> [DATA LINES]

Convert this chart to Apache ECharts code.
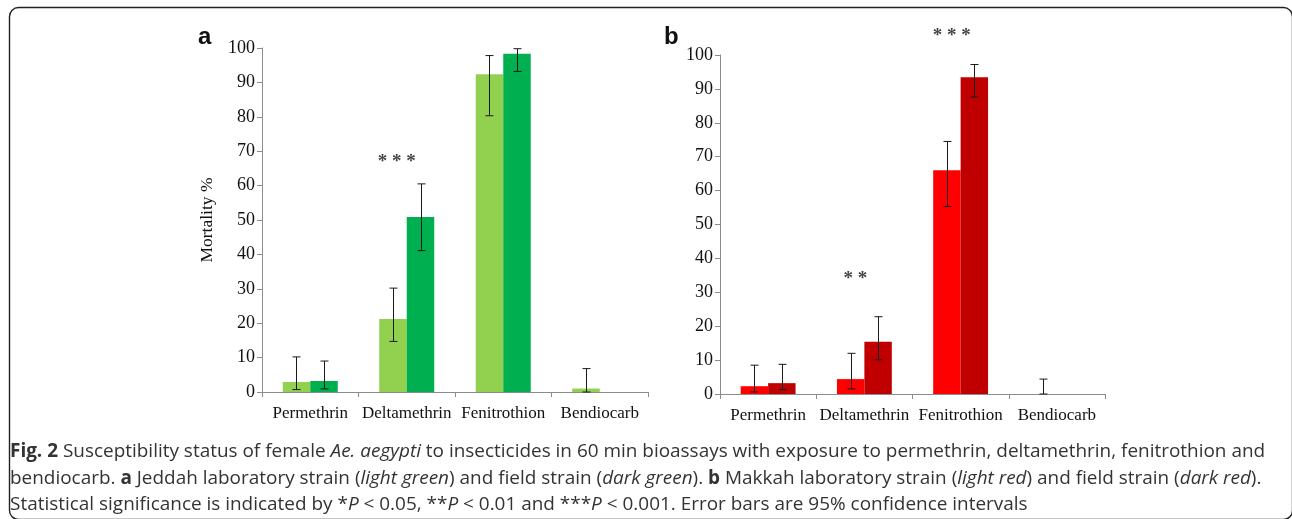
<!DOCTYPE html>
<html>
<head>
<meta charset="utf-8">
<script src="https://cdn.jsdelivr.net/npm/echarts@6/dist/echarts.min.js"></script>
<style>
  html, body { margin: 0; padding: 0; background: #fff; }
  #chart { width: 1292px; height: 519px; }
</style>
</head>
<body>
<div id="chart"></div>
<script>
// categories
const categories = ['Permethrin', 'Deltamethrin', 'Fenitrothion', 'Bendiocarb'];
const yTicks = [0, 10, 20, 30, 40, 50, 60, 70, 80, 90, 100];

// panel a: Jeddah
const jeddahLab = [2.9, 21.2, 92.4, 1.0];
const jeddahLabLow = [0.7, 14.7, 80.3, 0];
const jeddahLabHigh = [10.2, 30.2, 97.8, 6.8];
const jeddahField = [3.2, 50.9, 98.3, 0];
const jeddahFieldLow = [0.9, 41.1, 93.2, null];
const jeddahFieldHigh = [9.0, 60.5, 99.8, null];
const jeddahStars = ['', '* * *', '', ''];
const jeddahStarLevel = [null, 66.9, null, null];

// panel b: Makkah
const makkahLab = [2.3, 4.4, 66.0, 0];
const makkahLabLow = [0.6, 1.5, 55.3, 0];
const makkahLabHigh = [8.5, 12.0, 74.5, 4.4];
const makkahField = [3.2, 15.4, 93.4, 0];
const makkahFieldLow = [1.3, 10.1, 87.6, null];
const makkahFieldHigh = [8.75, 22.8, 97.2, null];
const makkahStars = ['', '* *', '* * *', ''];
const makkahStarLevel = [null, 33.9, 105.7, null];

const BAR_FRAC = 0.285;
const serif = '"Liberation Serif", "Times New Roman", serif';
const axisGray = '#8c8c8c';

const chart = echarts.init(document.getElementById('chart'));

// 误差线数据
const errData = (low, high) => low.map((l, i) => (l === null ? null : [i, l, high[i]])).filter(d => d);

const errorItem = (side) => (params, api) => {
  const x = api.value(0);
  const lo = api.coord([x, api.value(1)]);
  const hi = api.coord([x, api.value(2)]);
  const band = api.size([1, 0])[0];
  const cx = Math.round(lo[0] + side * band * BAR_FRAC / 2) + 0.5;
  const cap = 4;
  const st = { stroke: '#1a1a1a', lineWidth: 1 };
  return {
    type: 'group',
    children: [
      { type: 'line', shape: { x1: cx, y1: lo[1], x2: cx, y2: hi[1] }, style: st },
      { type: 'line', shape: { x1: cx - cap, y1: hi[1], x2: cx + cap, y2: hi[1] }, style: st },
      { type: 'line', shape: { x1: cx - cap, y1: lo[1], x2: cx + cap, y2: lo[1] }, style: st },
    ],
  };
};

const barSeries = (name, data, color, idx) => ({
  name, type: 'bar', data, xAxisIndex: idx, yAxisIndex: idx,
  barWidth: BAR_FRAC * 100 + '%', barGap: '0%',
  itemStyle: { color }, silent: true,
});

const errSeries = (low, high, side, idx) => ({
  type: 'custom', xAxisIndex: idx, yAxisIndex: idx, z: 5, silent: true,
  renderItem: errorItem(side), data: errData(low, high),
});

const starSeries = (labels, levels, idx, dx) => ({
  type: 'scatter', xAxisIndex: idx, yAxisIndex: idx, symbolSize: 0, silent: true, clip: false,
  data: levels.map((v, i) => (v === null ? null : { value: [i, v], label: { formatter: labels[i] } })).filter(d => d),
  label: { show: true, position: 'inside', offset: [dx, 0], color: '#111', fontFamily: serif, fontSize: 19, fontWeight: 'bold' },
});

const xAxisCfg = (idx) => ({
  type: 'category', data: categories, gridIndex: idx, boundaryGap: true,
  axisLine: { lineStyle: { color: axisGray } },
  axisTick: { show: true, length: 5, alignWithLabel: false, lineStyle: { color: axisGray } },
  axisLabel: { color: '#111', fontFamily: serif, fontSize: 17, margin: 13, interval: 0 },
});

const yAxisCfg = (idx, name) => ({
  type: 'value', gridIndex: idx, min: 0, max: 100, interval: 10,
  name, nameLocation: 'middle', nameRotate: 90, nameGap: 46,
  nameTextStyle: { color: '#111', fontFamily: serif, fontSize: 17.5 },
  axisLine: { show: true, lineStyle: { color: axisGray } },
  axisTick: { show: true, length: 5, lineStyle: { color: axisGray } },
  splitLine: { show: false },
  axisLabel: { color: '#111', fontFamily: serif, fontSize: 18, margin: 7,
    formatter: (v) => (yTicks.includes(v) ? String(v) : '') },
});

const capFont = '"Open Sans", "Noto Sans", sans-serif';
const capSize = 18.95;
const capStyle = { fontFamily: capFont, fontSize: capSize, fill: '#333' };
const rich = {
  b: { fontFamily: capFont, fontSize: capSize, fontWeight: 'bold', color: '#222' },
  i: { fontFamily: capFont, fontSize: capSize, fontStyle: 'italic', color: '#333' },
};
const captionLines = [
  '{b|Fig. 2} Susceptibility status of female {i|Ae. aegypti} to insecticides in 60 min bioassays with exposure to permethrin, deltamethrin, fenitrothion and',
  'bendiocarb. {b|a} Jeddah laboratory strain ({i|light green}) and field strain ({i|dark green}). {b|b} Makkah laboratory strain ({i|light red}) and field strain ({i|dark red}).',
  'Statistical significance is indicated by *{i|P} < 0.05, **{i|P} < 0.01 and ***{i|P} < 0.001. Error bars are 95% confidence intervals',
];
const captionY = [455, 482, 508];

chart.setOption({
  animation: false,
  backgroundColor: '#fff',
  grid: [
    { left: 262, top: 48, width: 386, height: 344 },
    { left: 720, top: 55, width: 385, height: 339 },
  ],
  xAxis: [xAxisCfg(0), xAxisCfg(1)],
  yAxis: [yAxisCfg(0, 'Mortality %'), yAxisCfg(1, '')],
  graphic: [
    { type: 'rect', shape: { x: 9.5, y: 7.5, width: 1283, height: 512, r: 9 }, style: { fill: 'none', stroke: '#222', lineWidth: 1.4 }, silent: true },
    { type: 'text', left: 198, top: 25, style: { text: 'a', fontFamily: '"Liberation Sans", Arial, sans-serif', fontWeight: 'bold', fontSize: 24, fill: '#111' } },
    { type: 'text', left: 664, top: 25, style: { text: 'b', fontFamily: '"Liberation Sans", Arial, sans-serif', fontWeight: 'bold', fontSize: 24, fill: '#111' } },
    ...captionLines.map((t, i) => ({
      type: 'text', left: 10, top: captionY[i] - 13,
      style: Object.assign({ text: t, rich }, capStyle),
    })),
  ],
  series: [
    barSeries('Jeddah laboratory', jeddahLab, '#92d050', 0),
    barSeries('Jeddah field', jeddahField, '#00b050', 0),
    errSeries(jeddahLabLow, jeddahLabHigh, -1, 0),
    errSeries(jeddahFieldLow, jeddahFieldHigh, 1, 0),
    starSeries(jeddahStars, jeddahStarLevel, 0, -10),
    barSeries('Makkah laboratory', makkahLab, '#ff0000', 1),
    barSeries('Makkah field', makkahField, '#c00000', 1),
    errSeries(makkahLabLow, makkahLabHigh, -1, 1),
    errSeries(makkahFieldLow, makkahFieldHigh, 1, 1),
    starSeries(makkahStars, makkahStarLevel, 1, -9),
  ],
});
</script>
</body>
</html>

> [EXERCISE] Exclude the images, then output the data above word for word.

> [THE OUTPUT]
Convert this chart to Apache ECharts code.
<!DOCTYPE html>
<html>
<head>
<meta charset="utf-8">
<script src="https://cdn.jsdelivr.net/npm/echarts@6/dist/echarts.min.js"></script>
<style>
  html, body { margin: 0; padding: 0; background: #fff; }
  #chart { width: 1292px; height: 519px; }
</style>
</head>
<body>
<div id="chart"></div>
<script>
// categories
const categories = ['Permethrin', 'Deltamethrin', 'Fenitrothion', 'Bendiocarb'];
const yTicks = [0, 10, 20, 30, 40, 50, 60, 70, 80, 90, 100];

// panel a: Jeddah
const jeddahLab = [2.9, 21.2, 92.4, 1.0];
const jeddahLabLow = [0.7, 14.7, 80.3, 0];
const jeddahLabHigh = [10.2, 30.2, 97.8, 6.8];
const jeddahField = [3.2, 50.9, 98.3, 0];
const jeddahFieldLow = [0.9, 41.1, 93.2, null];
const jeddahFieldHigh = [9.0, 60.5, 99.8, null];
const jeddahStars = ['', '* * *', '', ''];
const jeddahStarLevel = [null, 66.9, null, null];

// panel b: Makkah
const makkahLab = [2.3, 4.4, 66.0, 0];
const makkahLabLow = [0.6, 1.5, 55.3, 0];
const makkahLabHigh = [8.5, 12.0, 74.5, 4.4];
const makkahField = [3.2, 15.4, 93.4, 0];
const makkahFieldLow = [1.3, 10.1, 87.6, null];
const makkahFieldHigh = [8.75, 22.8, 97.2, null];
const makkahStars = ['', '* *', '* * *', ''];
const makkahStarLevel = [null, 33.9, 105.7, null];

const BAR_FRAC = 0.285;
const serif = '"Liberation Serif", "Times New Roman", serif';
const axisGray = '#8c8c8c';

const chart = echarts.init(document.getElementById('chart'));

// 误差线数据
const errData = (low, high) => low.map((l, i) => (l === null ? null : [i, l, high[i]])).filter(d => d);

const errorItem = (side) => (params, api) => {
  const x = api.value(0);
  const lo = api.coord([x, api.value(1)]);
  const hi = api.coord([x, api.value(2)]);
  const band = api.size([1, 0])[0];
  const cx = Math.round(lo[0] + side * band * BAR_FRAC / 2) + 0.5;
  const cap = 4;
  const st = { stroke: '#1a1a1a', lineWidth: 1 };
  return {
    type: 'group',
    children: [
      { type: 'line', shape: { x1: cx, y1: lo[1], x2: cx, y2: hi[1] }, style: st },
      { type: 'line', shape: { x1: cx - cap, y1: hi[1], x2: cx + cap, y2: hi[1] }, style: st },
      { type: 'line', shape: { x1: cx - cap, y1: lo[1], x2: cx + cap, y2: lo[1] }, style: st },
    ],
  };
};

const barSeries = (name, data, color, idx) => ({
  name, type: 'bar', data, xAxisIndex: idx, yAxisIndex: idx,
  barWidth: BAR_FRAC * 100 + '%', barGap: '0%',
  itemStyle: { color }, silent: true,
});

const errSeries = (low, high, side, idx) => ({
  type: 'custom', xAxisIndex: idx, yAxisIndex: idx, z: 5, silent: true,
  renderItem: errorItem(side), data: errData(low, high),
});

const starSeries = (labels, levels, idx, dx) => ({
  type: 'scatter', xAxisIndex: idx, yAxisIndex: idx, symbolSize: 0, silent: true, clip: false,
  data: levels.map((v, i) => (v === null ? null : { value: [i, v], label: { formatter: labels[i] } })).filter(d => d),
  label: { show: true, position: 'inside', offset: [dx, 0], color: '#111', fontFamily: serif, fontSize: 19, fontWeight: 'bold' },
});

const xAxisCfg = (idx) => ({
  type: 'category', data: categories, gridIndex: idx, boundaryGap: true,
  axisLine: { lineStyle: { color: axisGray } },
  axisTick: { show: true, length: 5, alignWithLabel: false, lineStyle: { color: axisGray } },
  axisLabel: { color: '#111', fontFamily: serif, fontSize: 17, margin: 13, interval: 0 },
});

const yAxisCfg = (idx, name) => ({
  type: 'value', gridIndex: idx, min: 0, max: 100, interval: 10,
  name, nameLocation: 'middle', nameRotate: 90, nameGap: 46,
  nameTextStyle: { color: '#111', fontFamily: serif, fontSize: 17.5 },
  axisLine: { show: true, lineStyle: { color: axisGray } },
  axisTick: { show: true, length: 5, lineStyle: { color: axisGray } },
  splitLine: { show: false },
  axisLabel: { color: '#111', fontFamily: serif, fontSize: 18, margin: 7,
    formatter: (v) => (yTicks.includes(v) ? String(v) : '') },
});

const capFont = '"Open Sans", "Noto Sans", sans-serif';
const capSize = 18.95;
const capStyle = { fontFamily: capFont, fontSize: capSize, fill: '#333' };
const rich = {
  b: { fontFamily: capFont, fontSize: capSize, fontWeight: 'bold', color: '#222' },
  i: { fontFamily: capFont, fontSize: capSize, fontStyle: 'italic', color: '#333' },
};
const captionLines = [
  '{b|Fig. 2} Susceptibility status of female {i|Ae. aegypti} to insecticides in 60 min bioassays with exposure to permethrin, deltamethrin, fenitrothion and',
  'bendiocarb. {b|a} Jeddah laboratory strain ({i|light green}) and field strain ({i|dark green}). {b|b} Makkah laboratory strain ({i|light red}) and field strain ({i|dark red}).',
  'Statistical significance is indicated by *{i|P} < 0.05, **{i|P} < 0.01 and ***{i|P} < 0.001. Error bars are 95% confidence intervals',
];
const captionY = [455, 482, 508];

chart.setOption({
  animation: false,
  backgroundColor: '#fff',
  grid: [
    { left: 262, top: 48, width: 386, height: 344 },
    { left: 720, top: 55, width: 385, height: 339 },
  ],
  xAxis: [xAxisCfg(0), xAxisCfg(1)],
  yAxis: [yAxisCfg(0, 'Mortality %'), yAxisCfg(1, '')],
  graphic: [
    { type: 'rect', shape: { x: 9.5, y: 7.5, width: 1283, height: 512, r: 9 }, style: { fill: 'none', stroke: '#222', lineWidth: 1.4 }, silent: true },
    { type: 'text', left: 198, top: 25, style: { text: 'a', fontFamily: '"Liberation Sans", Arial, sans-serif', fontWeight: 'bold', fontSize: 24, fill: '#111' } },
    { type: 'text', left: 664, top: 25, style: { text: 'b', fontFamily: '"Liberation Sans", Arial, sans-serif', fontWeight: 'bold', fontSize: 24, fill: '#111' } },
    ...captionLines.map((t, i) => ({
      type: 'text', left: 10, top: captionY[i] - 13,
      style: Object.assign({ text: t, rich }, capStyle),
    })),
  ],
  series: [
    barSeries('Jeddah laboratory', jeddahLab, '#92d050', 0),
    barSeries('Jeddah field', jeddahField, '#00b050', 0),
    errSeries(jeddahLabLow, jeddahLabHigh, -1, 0),
    errSeries(jeddahFieldLow, jeddahFieldHigh, 1, 0),
    starSeries(jeddahStars, jeddahStarLevel, 0, -10),
    barSeries('Makkah laboratory', makkahLab, '#ff0000', 1),
    barSeries('Makkah field', makkahField, '#c00000', 1),
    errSeries(makkahLabLow, makkahLabHigh, -1, 1),
    errSeries(makkahFieldLow, makkahFieldHigh, 1, 1),
    starSeries(makkahStars, makkahStarLevel, 1, -9),
  ],
});
</script>
</body>
</html>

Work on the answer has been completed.